Le vendredi 2 avril 2010

Thérèse en taule

J’ai aussi exercé en qualité de Thérèse pénitentiaire dans différentes prisons et un tribunal pendant de nombreuses années.
Passionnant, déroutant. Expérience inoubliable J’y ai vu des choses très dures. Ça passe ou tu te casses.
La crasse des cellules au tribunal et les prisons ; la honte de notre pays ? … je confirme.
Il y a un truc que ne pourra jamais montrer la télé au sujet des prisons, c'est l'odeur. L 'odeur de renfermé, de pisse et cette odeur de vieille serpillière usée jusqu'à la corde, qui sert à laver le sol, serpillière trempée et retrempée dans un seau d'eau tiédasse sans détergent parce que ça coûte trop cher. D'ailleurs j'ai toujours pensé que les images à la télé, ne montraient jamais l'état réel des prisons. Même la plus grande prison d'Europe parait propre ou alors on n'autorise les tournages que dans les lieux les plus clean.
La prison, c’est loin d’être le club Med comme l’imaginent les gens. D’ailleurs à ceux qui en sont persuadés, je leur suggère d’aller y faire un petit séjour voir si c’est si bien que cela et on en reparlera. On peut avoir une petite idée de l’espace en louant un studio cabine pour trois personnes à la montagne (la montagne en moins). Autre possibilité : louer une chambre à l'hôtel Formule machin et y vivre à 3 (à 4 c'est plus réaliste) pendant quelques jours sans sortir. Ne pas oublier de faire sa toilette devant les autres et pisser dans le lavabo. Pour la douche, c'est aussi à l'extérieur.
La prison, c’est le lieu par excellence où un primo délinquant apprends à faire toutes les conneries qui le ramèneront en taule. C’est surtout l’endroit où l’homme apprend la haine.
Les inégalités sociales de l’extérieur, tu trouves les mêmes à l’intérieur et accentuées par le lieu « fermé ».
Si tu n’as pas de sous, tu ne peux pas avoir la télé, t’acheter du Nes ou du papier cul (eh oui messieurs et mesdames, rien n’est gratuit, la télé non plus, elle est même plus chère qu’a l’hôpital)
C’est le seul lieu où la législation du travail ne s’impose pas et où les salariés perçoivent des salaires de misère (punition supplémentaire ?)
C’est un endroit où les étrangers condamnés pour séjour irrégulier sur le territoire français peuvent travailler sans titre de séjour et d’autorisation de travailler. Ils cotisent à la sécu et ouvrent donc des droits !
On y découvre que les relations sexuelles sont interdites entre détenus (attention mitard !) mais où le personnel socio-éducatif et médical mets à disposition des mêmes détenus, des préservatifs au titre de la prévention du SIDA et autres maladies.
On y découvre aussi qu’un détenu attend plusieurs mois un rendez-vous avec le dentiste (un seul praticien, à temps partiel, pour des centaines de détenus). Désespérant et très douloureux quand le détenu a un abcès dentaire et plus particulièrement quand le détenu toxicomane a cessé de se défoncer du fait de l'incarcération.
Vous osez parler du public en détention ? L’administration, pour justifier les moyens qu’elle vous refuse, vous réponds que ce n’est pas du public mais des P.P.S.M.J. ( = Personnes Placées Sous Main de Justice, donc pas du public !)

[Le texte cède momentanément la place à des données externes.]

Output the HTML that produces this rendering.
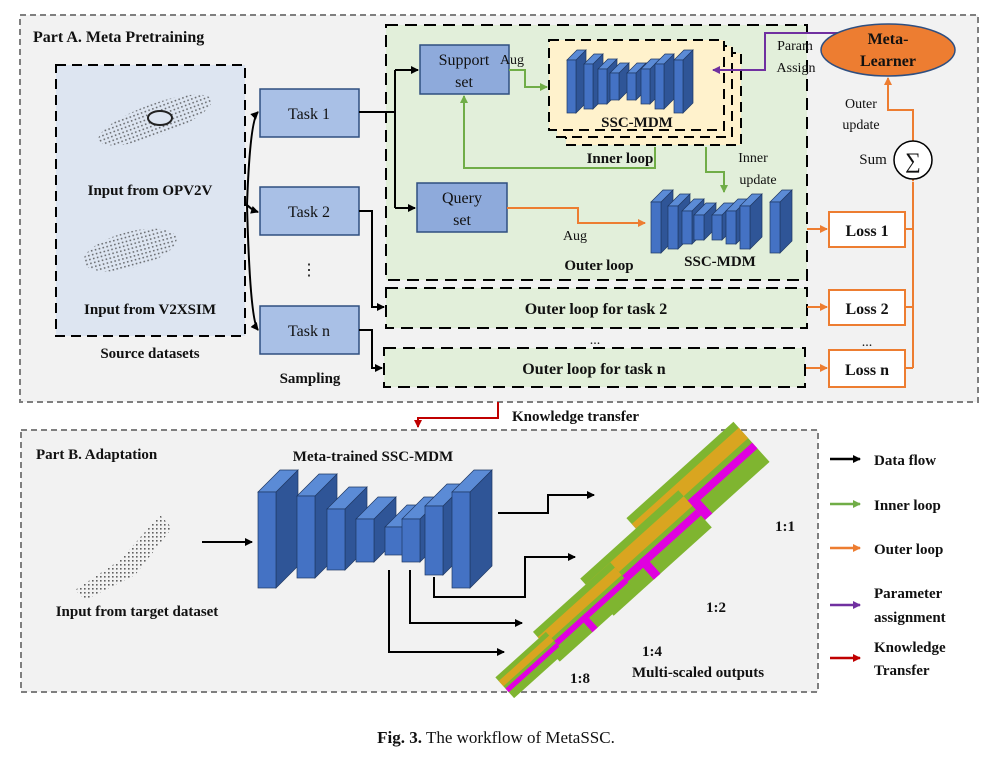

J'y ai vu des hommes pleurer tous les jours. J'ai vu la détresse de la première incarcération, la violence, la haine, la maladie et surtout la maladie mentale, la peur, la solitude, les tentatives de suicide et la mort.
C’est là que j’ai pris rapidement conscience qu’un nombre non négligeable de détenus avaient été pris en charge par les services de protection de l’enfance, l’aide sociale à l’enfance, la DASS, l’assistance publique... Quoi qu’en disent mes collègues, je suis en accord avec ce qu’écrit le docteur BERGER dans son livre sur l’échec de la protection de l’enfance et ses conséquences (L’échec de la protection de l’enfance de Maurice BERGER - Editions Dunod, 2003)

Enfin, je confirme que voler un scooter peut coûter plus cher que de détourner des millions d’euros. Même constat si tu es blanc, bronzé ou noir : y’a une grande différence au tribunal.

En taule, j' ai rencontré des surveillants intelligents, quelquefois arrivés à ce travail un peu par hasard mais qui aiment leur job, respectueux des détenus tout en appliquant le règlement. Certains sont devenus des amis. J’ai aussi rencontré de nombreux sacrés salauds.
Bref, il y a de quoi largement écrire un livre.